We’re told Wilson’s most recent order–a preliminary injunction blocking the state from enforcing the law-remains on appeal to the 8th U.S. District Court of Appeals in St. Louis. Until that court makes a ruling, the case cannot move forward to the next stage of litigation, in which the ACLU wants Wilson to enact a permanent injunction.

Insofar as West Memphis is concerned, there is a solicitation ordinance on the books which not only addresses street panhandling but prohibits residential door-to-door solicitation without a city permit. City leaders last year were advised by the city attorney to shelf the ordinance pending the outcome of the Hot Springs ruling to avoid legal proceedings.

One of the main campaign promises of defeated mayoral candidate Wayne Croom was to aggressively deal with the panhandling issue, a situation that continues to draw complaints.

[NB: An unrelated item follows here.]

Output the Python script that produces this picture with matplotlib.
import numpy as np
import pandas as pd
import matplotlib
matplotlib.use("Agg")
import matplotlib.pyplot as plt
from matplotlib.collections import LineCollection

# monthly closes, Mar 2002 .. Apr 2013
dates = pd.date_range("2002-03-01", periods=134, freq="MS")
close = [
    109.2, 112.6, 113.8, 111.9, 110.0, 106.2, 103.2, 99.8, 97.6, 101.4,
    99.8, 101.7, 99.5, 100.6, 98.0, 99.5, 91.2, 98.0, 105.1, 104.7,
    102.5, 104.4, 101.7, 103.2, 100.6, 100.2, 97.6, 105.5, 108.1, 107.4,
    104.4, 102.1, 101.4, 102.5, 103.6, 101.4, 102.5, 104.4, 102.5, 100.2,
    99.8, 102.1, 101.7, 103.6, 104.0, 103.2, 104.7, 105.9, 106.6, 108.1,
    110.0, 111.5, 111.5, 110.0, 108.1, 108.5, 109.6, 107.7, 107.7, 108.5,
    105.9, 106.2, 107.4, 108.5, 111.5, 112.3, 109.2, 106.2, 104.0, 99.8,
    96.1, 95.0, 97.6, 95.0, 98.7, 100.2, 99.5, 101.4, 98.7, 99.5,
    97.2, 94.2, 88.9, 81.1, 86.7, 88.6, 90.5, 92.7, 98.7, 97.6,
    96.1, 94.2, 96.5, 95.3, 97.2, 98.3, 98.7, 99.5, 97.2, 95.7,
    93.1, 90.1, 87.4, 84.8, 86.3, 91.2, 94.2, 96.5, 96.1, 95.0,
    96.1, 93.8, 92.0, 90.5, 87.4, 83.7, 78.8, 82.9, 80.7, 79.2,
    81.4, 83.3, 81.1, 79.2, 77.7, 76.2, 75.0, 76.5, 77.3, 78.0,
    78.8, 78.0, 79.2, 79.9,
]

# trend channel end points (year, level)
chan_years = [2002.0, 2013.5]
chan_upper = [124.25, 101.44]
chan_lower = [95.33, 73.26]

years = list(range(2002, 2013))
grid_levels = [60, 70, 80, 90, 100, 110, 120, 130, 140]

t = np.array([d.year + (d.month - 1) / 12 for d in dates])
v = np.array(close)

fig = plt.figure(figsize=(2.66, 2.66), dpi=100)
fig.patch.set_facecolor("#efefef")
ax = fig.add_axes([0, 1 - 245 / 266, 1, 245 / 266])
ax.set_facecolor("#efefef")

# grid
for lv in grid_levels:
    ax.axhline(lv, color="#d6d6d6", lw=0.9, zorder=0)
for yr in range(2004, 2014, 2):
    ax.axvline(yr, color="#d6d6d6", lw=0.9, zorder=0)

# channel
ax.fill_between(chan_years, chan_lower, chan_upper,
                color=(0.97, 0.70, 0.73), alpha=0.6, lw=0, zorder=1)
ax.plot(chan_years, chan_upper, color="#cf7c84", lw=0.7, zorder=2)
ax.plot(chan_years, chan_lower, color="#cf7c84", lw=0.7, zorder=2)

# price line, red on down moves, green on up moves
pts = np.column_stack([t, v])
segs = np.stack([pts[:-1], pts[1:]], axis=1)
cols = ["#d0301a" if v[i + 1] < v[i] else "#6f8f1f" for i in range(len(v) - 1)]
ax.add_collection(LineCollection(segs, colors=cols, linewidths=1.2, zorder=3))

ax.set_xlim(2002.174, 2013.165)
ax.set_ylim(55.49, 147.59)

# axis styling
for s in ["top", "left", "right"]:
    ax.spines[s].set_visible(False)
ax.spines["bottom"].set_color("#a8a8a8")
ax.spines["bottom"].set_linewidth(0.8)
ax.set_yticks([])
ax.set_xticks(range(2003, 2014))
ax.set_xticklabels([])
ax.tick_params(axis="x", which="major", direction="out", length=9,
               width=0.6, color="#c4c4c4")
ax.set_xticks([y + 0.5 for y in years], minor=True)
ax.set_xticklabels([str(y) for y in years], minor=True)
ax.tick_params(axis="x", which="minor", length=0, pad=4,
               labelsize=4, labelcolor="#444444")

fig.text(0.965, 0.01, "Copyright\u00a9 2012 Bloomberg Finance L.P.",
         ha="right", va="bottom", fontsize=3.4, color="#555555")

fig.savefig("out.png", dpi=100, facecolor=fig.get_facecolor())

It has been the consensus of West Memphis leaders to wait for final court outcome involving Hot Springs before taking any action on the existing city ordinance, which is the appropriate thing to do to avoid costly litigation.

While we all understand the importance of our First Amendment rights there must be some type of compromise that could be agreeable with the liberal ACLU, the beggars and those of us who feel such begging practices are an invasion of privacy, creates a level of intimidation and basically a very uncomfortable situation. There is a proper time and place for everything and in this particular situation for a beggar to be staring a motorist in the face at an intersection at all hours of the day is totally inappropriate even if there are those righteous leftist who think otherwise.